10. Always check to make sure the car is in park when he stops the car suddenly, because once again, he sees crime happening out of the corner of his eye while you’re going down a perfectly bright country road at 50 miles an hour. The car in park, but not double checked, will roll downhill, as you sit calmly in the passenger seat. You will then lose your religion while you scramble into the driver’s seat. Daintiness goes out the window, literally. If you value your husband’s ego, you’ll fail to mention any of this when he gets back into the car. “How’d that go, dear?”

11. Never try to understand cop humor as he tells you of his evening, when he discovered a dead elderly woman and then when answering the Medical Examiner’s arrogantly asked question “Did you touch anything? What did you do when you found her?” and your cop’s reply was “I said, ‘Ma’m, you have the right to remain silent.’ and then I called you.” It’s just his way of coping with frequent death.

The next one is not funny – but very true. Read at your own discretion.

12. Never serve macaroni and cheese. It reminds him of a family who lost their son to an accidental shooting death. The 17 year old was shot in the head while eating macaroni and cheese. The wound was wide open. The cop will throw up.

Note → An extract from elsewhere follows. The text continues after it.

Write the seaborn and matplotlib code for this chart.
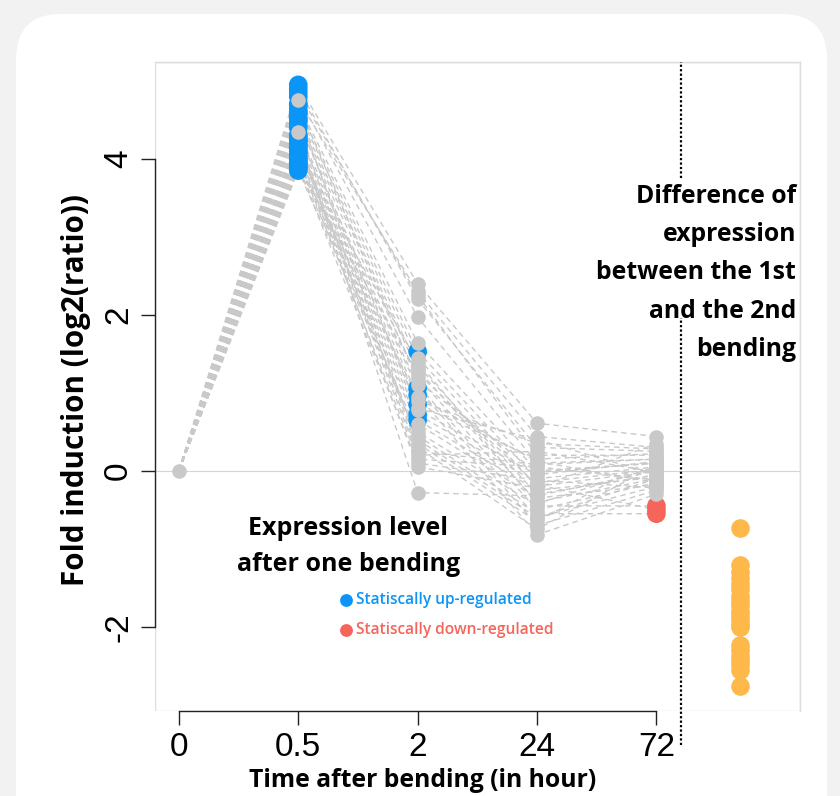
import numpy as np
import pandas as pd
import matplotlib
matplotlib.use("Agg")
import matplotlib.pyplot as plt
import seaborn as sns
from matplotlib.patches import FancyBboxPatch, Rectangle
from matplotlib.transforms import IdentityTransform

# time points after one bending
time_labels = ["0", "0.5", "2", "24", "72"]

# fold induction per gene at 0.5h, 2h, 24h, 72h (0h is always 0)
t05 = [4.95, 4.75, 4.9, 4.85, 4.8, 4.7, 4.65, 4.6, 4.55, 4.5, 4.45, 4.35,
       4.3, 4.25, 4.2, 4.15, 4.1, 4.05, 4.0, 3.95, 3.9, 3.85, 4.6, 4.4,
       4.2, 4.0, 3.9, 4.1, 4.3, 4.5, 4.7, 3.95, 4.05, 4.15, 4.25, 3.88]
t2 = [2.4, 2.3, 2.2, 2.25, 1.97, 1.64, 1.53, 1.45, 1.35, 1.3, 1.2, 1.1,
      1.06, 0.97, 0.9, 0.85, 0.78, 0.72, 0.65, 0.6, 0.5, 0.45, 0.35, 0.3,
      0.2, 0.15, 0.1, 0.05, -0.28, 0.8, 1.15, 0.95, 1.4, 0.4, 0.25, 1.25]
t24 = [0.61, 0.44, 0.3, 0.2, 0.1, 0.0, -0.1, -0.2, -0.3, -0.4, -0.5, -0.6,
       -0.7, -0.82, 0.35, 0.15, -0.05, -0.15, -0.25, -0.35, -0.45, -0.55,
       -0.65, -0.75, 0.25, 0.05, -0.12, -0.22, -0.32, 0.4, -0.02, 0.12,
       -0.42, -0.6, 0.08, -0.18]
t72 = [0.44, 0.3, 0.25, 0.2, 0.15, 0.1, 0.05, 0.0, -0.05, -0.1, -0.15, -0.2,
       -0.25, -0.3, 0.28, 0.22, 0.12, 0.02, -0.08, -0.18, -0.45, -0.55, 0.18,
       0.08, -0.02, -0.12, -0.22, 0.35, 0.0, -0.05, 0.1, -0.15, 0.05, -0.1,
       0.15, -0.5]

# significance flags: which genes are up/down-regulated at each time
up_05 = [i for i in range(len(t05)) if i not in (1, 11)]
up_2 = [6, 12, 13, 15, 17, 18]
down_72 = [20, 21, 35]

# difference of expression between 1st and 2nd bending
diff_values = [-0.73, -1.21, -1.3, -1.38, -1.45, -1.52, -1.6, -1.67, -1.72,
               -1.8, -1.85, -1.9, -1.96, -2.0, -2.23, -2.3, -2.37, -2.42,
               -2.48, -2.55, -2.76]

GRAY = "#c9c9c9"
BLUE = "#0a95f7"
RED = "#f5655a"
ORANGE = "#ffb84a"

sns.set_theme(style="white")
plt.rcParams["font.family"] = ["Open Sans", "DejaVu Sans"]
plt.rcParams["text.color"] = "black"

# build long table
rows = []
series = [np.zeros(len(t05)), t05, t2, t24, t72]
for g in range(len(t05)):
    for k, vals in enumerate(series):
        status = "ns"
        if k == 1 and g in up_05:
            status = "up"
        if k == 2 and g in up_2:
            status = "up"
        if k == 4 and g in down_72:
            status = "down"
        rows.append({"gene": g, "pos": k, "value": vals[g], "status": status})
df = pd.DataFrame(rows)
diff_df = pd.DataFrame({"pos": 4.7, "value": diff_values})

fig = plt.figure(figsize=(8.4, 7.96), dpi=100)
fig.patch.set_facecolor("#f2f2f2")
card = FancyBboxPatch((16, -60), 811, 842, boxstyle="round,pad=0,rounding_size=45",
                      transform=IdentityTransform(), fc="white", ec="none", zorder=-5)
fig.add_artist(card)

ax = fig.add_axes([0.1845, 0.1068, 0.7675, 0.815])
ax.set_facecolor("white")

ax.axhline(0, color="#d4d4d4", lw=0.8, zorder=0)

sns.lineplot(data=df, x="pos", y="value", units="gene", estimator=None,
             color=GRAY, lw=1.0, ls=(0, (4, 3)), ax=ax, zorder=1)

sig = df[df.status != "ns"]
sns.scatterplot(data=sig, x="pos", y="value", hue="status",
                palette={"up": BLUE, "down": RED}, s=180, linewidth=0,
                legend=False, ax=ax, zorder=2)
ns = df[(df.status == "ns") & (df.pos > 0)]
sns.scatterplot(data=ns, x="pos", y="value", color=GRAY, s=110, linewidth=0,
                ax=ax, zorder=3)
sns.scatterplot(data=df[df.pos == 0].head(1), x="pos", y="value", color=GRAY,
                s=110, linewidth=0, ax=ax, zorder=3)
sns.scatterplot(data=diff_df, x="pos", y="value", color=ORANGE, s=180,
                linewidth=0, ax=ax, zorder=3)

# dotted separator, interrupted behind the right-hand caption
ax.plot([4.21, 4.21], [3.76, 5.24], color="black", ls=(0, (1, 1)), lw=1.6,
        clip_on=False, zorder=4)
ax.plot([4.21, 4.21], [-3.52, 1.96], color="black", ls=(0, (1, 1)), lw=1.6,
        clip_on=False, zorder=4)

ax.set_xlim(-0.2, 5.2)
ax.set_ylim(-3.08, 5.24)

# box and R-style axes
for side in ["top", "right", "left", "bottom"]:
    ax.spines[side].set_color("#dddddd")
    ax.spines[side].set_linewidth(1)
ax.spines["left"].set_bounds(-2, 4)
ax.spines["bottom"].set_bounds(0, 4)
ax.spines["left"].set_color("#222222")
ax.spines["bottom"].set_color("#222222")
ax.add_patch(Rectangle((0, 0), 1, 1, transform=ax.transAxes, fill=False,
                       ec="#dddddd", lw=1, zorder=0))

ax.set_xticks(range(5))
ax.set_xticklabels(time_labels, family="Liberation Sans", fontsize=24,
                   color="black")
ax.set_yticks([-2, 0, 2, 4])
ax.set_yticklabels(["-2", "0", "2", "4"], family="Liberation Sans", fontsize=24,
                   rotation=90, va="center", color="black")
ax.tick_params(axis="both", which="both", length=10, width=1, color="#222222",
               direction="out", bottom=True, left=True, pad=5)

ax.set_xlabel("Time after bending (in hour)", fontsize=17.8, fontweight="bold",
              color="black", labelpad=0)
ax.xaxis.set_label_coords(0.4155, -0.088)
ax.set_ylabel("Fold induction (log2(ratio))", fontsize=21.3, fontweight="bold",
              color="black")
ax.yaxis.set_label_coords(-0.1, 0.4946)

ax.text(5.17, 3.68, "Difference of\nexpression\nbetween the 1st\nand the 2nd\nbending",
        ha="right", va="top", fontsize=17.8, fontweight="bold", linespacing=1.7)
ax.text(1.42, -0.97, "Expression level\nafter one bending", ha="center",
        va="center", fontsize=18, fontweight="bold", linespacing=1.6)

ax.scatter([1.40], [-1.66], color=BLUE, s=85, linewidth=0)
ax.text(1.48, -1.66, "Statiscally up-regulated", color=BLUE, fontsize=11.2,
        fontweight="semibold", va="center")
ax.scatter([1.40], [-2.04], color=RED, s=85, linewidth=0)
ax.text(1.48, -2.04, "Statiscally down-regulated", color=RED, fontsize=11.2,
        fontweight="semibold", va="center")

fig.savefig("out.png", dpi=100, facecolor=fig.get_facecolor())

Bonus #1: Never ever expect to get anywhere on time unless you leave 1 hour early. The phone will ring, pagers will go off, walkie talkies will sqwak, someone will need him. I’m a patient, creative woman, and can go to almost any function together, with my husband not at my side.

Bonus #2: When the cop says “It’s not dangerous, honey.” Take a long hot bath. When the cop says “I’ll be home for dinner.” put his plate in the microwave.

Midnight conversations were lively, though:

“How was your day, dear?” Softly, intimate tales were told of dark rendezvous in parks; secret investigations of the rich and locally famous; cops hiding in drug stores closets to catch a thief; bank presidents caught in midnight positions in the bank lobby, giving new meaning to drive-through banking; drugs found in unusual body cavities; not sexy, but drunken female flirting: while under arrest, they shout from a cell, completely naked, as in–NO CLOTHES ON– “Get your ass back in here, Mr. Po-leec-man!, and let’s negotiate.”

Insomnia is your companion, when one waits up for the tales from the badge.